> Exercise
Omit all images. Write out the rest of the material exactly.

> Stored data

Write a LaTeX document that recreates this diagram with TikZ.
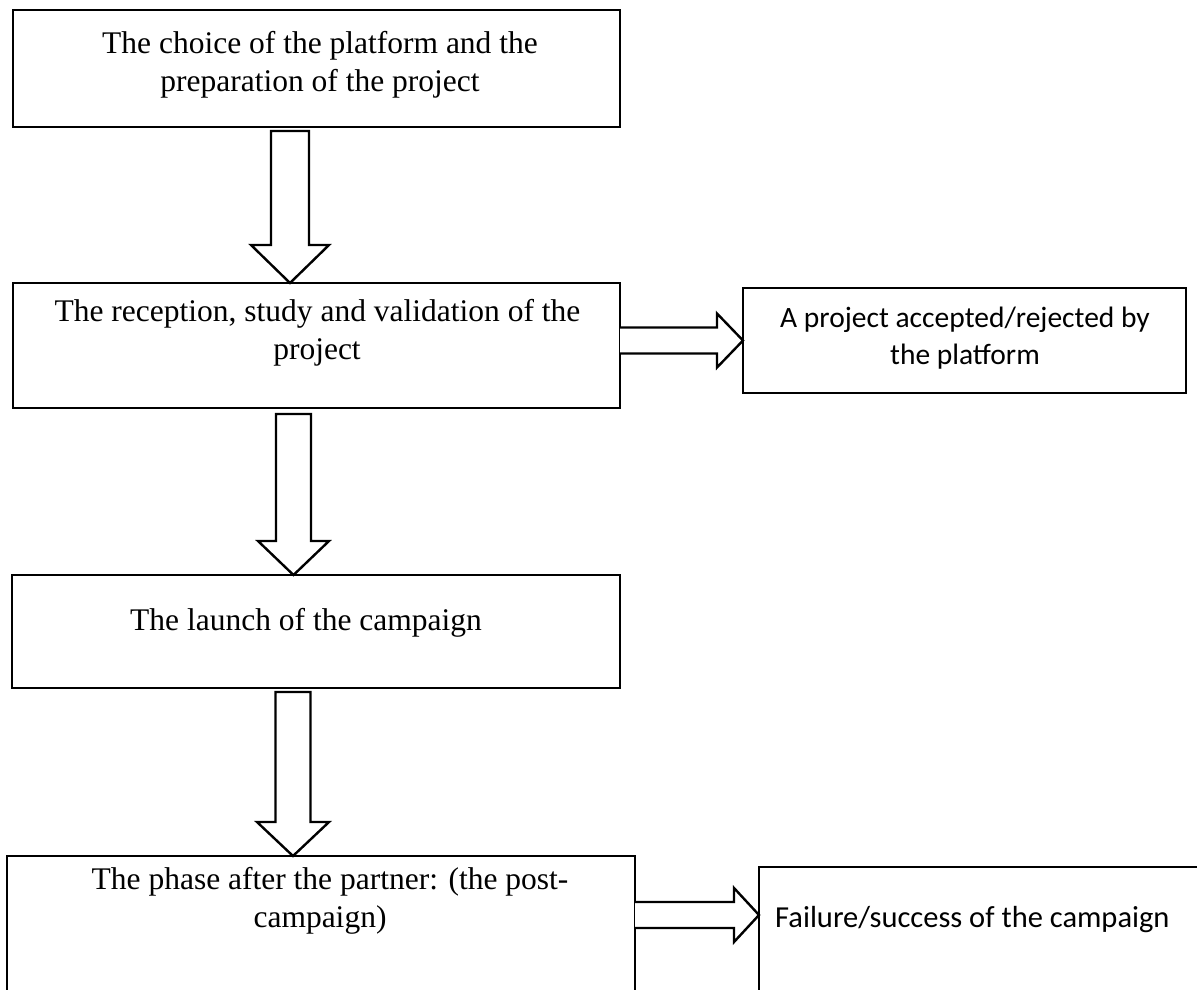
\documentclass[tikz,border=0pt]{standalone}
\usepackage{fontspec}
\setmainfont{Liberation Serif}
\newfontfamily\calibri{Carlito}
\usetikzlibrary{calc}
\newcommand\varrow[5]{% #1 top, #2 tip, #3 half shaft, #4 half head, #5 head length
  \draw[blk] ($(#1)+(-#3,0)$) -- ($(#1)+(#3,0)$) -- ($(#2)+(#3,-#5)$) -- ($(#2)+(#4,-#5)$) -- (#2)
    -- ($(#2)+(-#4,-#5)$) -- ($(#2)+(-#3,-#5)$) -- cycle;}
\newcommand\harrow[5]{% #1 start, #2 tip, #3 half shaft, #4 half head, #5 head length
  \draw[blk] ($(#1)+(0,-#3)$) -- ($(#2)+(-#5,-#3)$) -- ($(#2)+(-#5,-#4)$) -- (#2)
    -- ($(#2)+(-#5,#4)$) -- ($(#2)+(-#5,#3)$) -- ($(#1)+(0,#3)$);}
\begin{document}
\begin{tikzpicture}[x=1pt,y=-1pt,
  box/.style={draw, line width=2.8pt, inner sep=0pt, outer sep=0pt, anchor=north west},
  blk/.style={draw, line width=2.4pt, fill=white, line join=miter},
  serif/.style={font=\fontsize{31.5}{38}\selectfont, anchor=base, inner sep=0pt},
  sans/.style={font=\calibri\fontsize{29.5}{36}\selectfont, anchor=base, inner sep=0pt}]
\clip (0,0) rectangle (1197,989);
\fill[white] (0,0) rectangle (1197,989);
% boxes
\node[box, minimum width=607pt, minimum height=117pt] (b1) at (13,10) {};
\node[box, minimum width=607pt, minimum height=125pt] (b2) at (13,283) {};
\node[box, minimum width=608pt, minimum height=113pt] (b3) at (12,575) {};
\node[box, minimum width=628pt, minimum height=160pt] (b4) at (7,856) {};
\node[box, minimum width=443pt, minimum height=105pt] (bA) at (743,288) {};
\node[box, minimum width=460pt, minimum height=150pt] (bF) at (759,867) {};
% texts
\node[serif] (t1a) at (320,53) {The choice of the platform and the};
\node[serif] (t1b) at (320,91) {preparation of the project};
\node[serif] (t2a) at (317.5,321) {The reception, study and validation of the};
\node[serif] (t2b) at (317,359) {project};
\node[serif] (t3) at (306,630) {The launch of the campaign};
\node[serif] (t4a) at (330,889) {The phase after the partner: (the post-};
\node[serif] (t4b) at (320,927) {campaign)};
\node[sans] (tAa) at (965,327) {A project accepted/rejected by};
\node[sans] (tAb) at (965,364) {the platform};
\node[sans, anchor=base west, font=\calibri\fontsize{30.5}{36}\selectfont] (tF) at (775,927) {Failure/success of the campaign};
% vertical block arrows
\path (b1.south) ++(-26.5,4) coordinate (a1s);
\path (b2.north -| a1s) coordinate (a1e);
\varrow{a1s}{a1e}{19}{39}{38}
\path (b2.south) ++(-23,6) coordinate (a2s);
\path (b3.north -| a2s) coordinate (a2e);
\varrow{a2s}{a2e}{17.5}{35.5}{34}
\path (b3.south) ++(-23,4) coordinate (a3s);
\path (b4.north -| a3s) coordinate (a3e);
\varrow{a3s}{a3e}{17.5}{36}{34}
% horizontal block arrows
\path (b2.east |- bA.west) coordinate (h1s);
\harrow{h1s}{bA.west}{13}{27}{26}
\path (b4.north east) ++(0,59) coordinate (h2s);
\path (bF.west |- h2s) coordinate (h2e);
\harrow{h2s}{h2e}{13}{27}{25}
\end{tikzpicture}
\end{document}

> Answer to this problem
Write a LaTeX document that recreates this diagram with TikZ.
\documentclass[tikz,border=0pt]{standalone}
\usepackage{fontspec}
\setmainfont{Liberation Serif}
\newfontfamily\calibri{Carlito}
\usetikzlibrary{calc}
\newcommand\varrow[5]{% #1 top, #2 tip, #3 half shaft, #4 half head, #5 head length
  \draw[blk] ($(#1)+(-#3,0)$) -- ($(#1)+(#3,0)$) -- ($(#2)+(#3,-#5)$) -- ($(#2)+(#4,-#5)$) -- (#2)
    -- ($(#2)+(-#4,-#5)$) -- ($(#2)+(-#3,-#5)$) -- cycle;}
\newcommand\harrow[5]{% #1 start, #2 tip, #3 half shaft, #4 half head, #5 head length
  \draw[blk] ($(#1)+(0,-#3)$) -- ($(#2)+(-#5,-#3)$) -- ($(#2)+(-#5,-#4)$) -- (#2)
    -- ($(#2)+(-#5,#4)$) -- ($(#2)+(-#5,#3)$) -- ($(#1)+(0,#3)$);}
\begin{document}
\begin{tikzpicture}[x=1pt,y=-1pt,
  box/.style={draw, line width=2.8pt, inner sep=0pt, outer sep=0pt, anchor=north west},
  blk/.style={draw, line width=2.4pt, fill=white, line join=miter},
  serif/.style={font=\fontsize{31.5}{38}\selectfont, anchor=base, inner sep=0pt},
  sans/.style={font=\calibri\fontsize{29.5}{36}\selectfont, anchor=base, inner sep=0pt}]
\clip (0,0) rectangle (1197,989);
\fill[white] (0,0) rectangle (1197,989);
% boxes
\node[box, minimum width=607pt, minimum height=117pt] (b1) at (13,10) {};
\node[box, minimum width=607pt, minimum height=125pt] (b2) at (13,283) {};
\node[box, minimum width=608pt, minimum height=113pt] (b3) at (12,575) {};
\node[box, minimum width=628pt, minimum height=160pt] (b4) at (7,856) {};
\node[box, minimum width=443pt, minimum height=105pt] (bA) at (743,288) {};
\node[box, minimum width=460pt, minimum height=150pt] (bF) at (759,867) {};
% texts
\node[serif] (t1a) at (320,53) {The choice of the platform and the};
\node[serif] (t1b) at (320,91) {preparation of the project};
\node[serif] (t2a) at (317.5,321) {The reception, study and validation of the};
\node[serif] (t2b) at (317,359) {project};
\node[serif] (t3) at (306,630) {The launch of the campaign};
\node[serif] (t4a) at (330,889) {The phase after the partner: (the post-};
\node[serif] (t4b) at (320,927) {campaign)};
\node[sans] (tAa) at (965,327) {A project accepted/rejected by};
\node[sans] (tAb) at (965,364) {the platform};
\node[sans, anchor=base west, font=\calibri\fontsize{30.5}{36}\selectfont] (tF) at (775,927) {Failure/success of the campaign};
% vertical block arrows
\path (b1.south) ++(-26.5,4) coordinate (a1s);
\path (b2.north -| a1s) coordinate (a1e);
\varrow{a1s}{a1e}{19}{39}{38}
\path (b2.south) ++(-23,6) coordinate (a2s);
\path (b3.north -| a2s) coordinate (a2e);
\varrow{a2s}{a2e}{17.5}{35.5}{34}
\path (b3.south) ++(-23,4) coordinate (a3s);
\path (b4.north -| a3s) coordinate (a3e);
\varrow{a3s}{a3e}{17.5}{36}{34}
% horizontal block arrows
\path (b2.east |- bA.west) coordinate (h1s);
\harrow{h1s}{bA.west}{13}{27}{26}
\path (b4.north east) ++(0,59) coordinate (h2s);
\path (bF.west |- h2s) coordinate (h2e);
\harrow{h2s}{h2e}{13}{27}{25}
\end{tikzpicture}
\end{document}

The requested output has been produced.